The report also finds that few organisations will take a rigorous approach to demonstrating the trustworthiness of their analytics algorithms through to the end of 2018. The research identifies the key factors in building trust as transparent, accountable, understandable, mindful, palatable and mutually beneficial.
“The resulting business, social and ethical impacts arising from the use of data and analytics are understood by few, ignored by many and tracked by virtually no one,” said Alan Duncan, research director, Gartner. “The resulting impacts are tangible — unrealised business opportunities, additional inefficiencies, increased brand risk and even criminal proceedings.”

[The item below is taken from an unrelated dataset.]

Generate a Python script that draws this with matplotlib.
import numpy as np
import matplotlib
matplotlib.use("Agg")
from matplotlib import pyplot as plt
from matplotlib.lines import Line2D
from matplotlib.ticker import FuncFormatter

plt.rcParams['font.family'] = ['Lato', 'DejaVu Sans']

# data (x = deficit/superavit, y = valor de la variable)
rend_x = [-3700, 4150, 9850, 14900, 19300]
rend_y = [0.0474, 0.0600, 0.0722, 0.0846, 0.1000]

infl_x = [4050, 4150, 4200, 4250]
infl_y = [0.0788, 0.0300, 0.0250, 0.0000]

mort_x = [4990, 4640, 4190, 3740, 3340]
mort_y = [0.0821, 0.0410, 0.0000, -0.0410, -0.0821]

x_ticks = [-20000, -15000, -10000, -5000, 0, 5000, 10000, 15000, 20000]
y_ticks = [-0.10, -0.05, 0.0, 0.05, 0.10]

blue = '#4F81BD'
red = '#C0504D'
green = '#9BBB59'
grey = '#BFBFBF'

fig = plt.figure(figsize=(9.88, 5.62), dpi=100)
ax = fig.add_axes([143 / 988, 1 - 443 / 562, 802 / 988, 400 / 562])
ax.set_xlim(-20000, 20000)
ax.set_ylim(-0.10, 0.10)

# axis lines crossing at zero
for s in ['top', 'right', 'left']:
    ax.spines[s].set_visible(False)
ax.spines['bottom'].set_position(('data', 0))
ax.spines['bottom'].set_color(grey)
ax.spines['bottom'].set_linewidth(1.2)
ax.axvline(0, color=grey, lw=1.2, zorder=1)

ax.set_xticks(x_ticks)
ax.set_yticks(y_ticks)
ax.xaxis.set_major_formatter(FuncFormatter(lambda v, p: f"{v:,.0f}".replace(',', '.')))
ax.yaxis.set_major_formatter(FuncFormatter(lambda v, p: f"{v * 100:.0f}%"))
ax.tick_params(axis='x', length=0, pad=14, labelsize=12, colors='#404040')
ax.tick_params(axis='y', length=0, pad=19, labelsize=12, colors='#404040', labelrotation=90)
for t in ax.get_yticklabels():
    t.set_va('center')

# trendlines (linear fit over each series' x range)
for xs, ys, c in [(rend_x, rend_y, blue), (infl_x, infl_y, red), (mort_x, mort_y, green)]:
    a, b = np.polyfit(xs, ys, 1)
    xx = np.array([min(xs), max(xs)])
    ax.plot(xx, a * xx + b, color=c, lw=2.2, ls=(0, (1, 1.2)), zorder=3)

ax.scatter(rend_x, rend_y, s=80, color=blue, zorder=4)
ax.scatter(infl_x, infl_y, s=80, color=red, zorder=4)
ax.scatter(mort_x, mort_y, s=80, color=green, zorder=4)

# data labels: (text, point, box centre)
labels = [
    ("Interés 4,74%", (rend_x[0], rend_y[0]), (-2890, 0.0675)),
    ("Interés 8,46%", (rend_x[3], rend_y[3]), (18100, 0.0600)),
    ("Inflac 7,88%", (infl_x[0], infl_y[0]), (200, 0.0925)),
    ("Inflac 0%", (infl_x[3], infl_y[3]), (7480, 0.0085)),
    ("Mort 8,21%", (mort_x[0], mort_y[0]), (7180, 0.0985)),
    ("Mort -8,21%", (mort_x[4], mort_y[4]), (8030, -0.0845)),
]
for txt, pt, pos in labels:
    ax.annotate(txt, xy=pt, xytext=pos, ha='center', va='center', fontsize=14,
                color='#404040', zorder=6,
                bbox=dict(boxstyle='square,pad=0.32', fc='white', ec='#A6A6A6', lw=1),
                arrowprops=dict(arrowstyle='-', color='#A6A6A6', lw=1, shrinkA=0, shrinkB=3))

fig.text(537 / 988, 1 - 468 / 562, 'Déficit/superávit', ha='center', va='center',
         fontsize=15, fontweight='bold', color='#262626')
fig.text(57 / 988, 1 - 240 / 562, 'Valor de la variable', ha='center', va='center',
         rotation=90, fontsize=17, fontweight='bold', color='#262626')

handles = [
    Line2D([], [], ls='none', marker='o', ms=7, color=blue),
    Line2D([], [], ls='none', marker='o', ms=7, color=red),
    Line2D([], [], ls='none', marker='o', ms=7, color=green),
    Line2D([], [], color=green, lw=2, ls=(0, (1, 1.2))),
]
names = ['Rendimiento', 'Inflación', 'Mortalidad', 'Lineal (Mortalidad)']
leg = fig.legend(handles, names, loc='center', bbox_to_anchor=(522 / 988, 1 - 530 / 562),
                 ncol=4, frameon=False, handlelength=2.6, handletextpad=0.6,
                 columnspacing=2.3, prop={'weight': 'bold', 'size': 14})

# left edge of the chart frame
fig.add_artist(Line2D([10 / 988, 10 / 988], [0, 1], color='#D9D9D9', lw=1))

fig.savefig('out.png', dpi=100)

Duncan said that leading data-driven organisations will increasingly recognise the causal relationships between data, analytics, trust and business outcomes. The benefit? Organisations that address these ethical issues will develop more productive and trusted relationships with their customers, suppliers and employees, as well as increasing their competitive advantage, brand loyalty and market share.
Finally, Gartner also predicts that, by 2018, algorithm marketplaces will be combined with Platform-as-a-Service (PaaS) to increase advanced analytics and enable the secure sharing and monetisation of raw data.
“Today’s situation of sharing data is problematic,” said Alexander Linden, research director, Gartner. “Data providers don’t typically trust end users with detailed, event-level data. On the other hand, data consumers do not like the involved complexities of data licensing and data integration. As a result, there is a significant impediment to sharing and monetising data.”
Within three years, Gartner analysts expect technology to be able to overcome these challenges, constraining the data processing to ensure that detailed data cannot be copied, saved or reverse-engineered.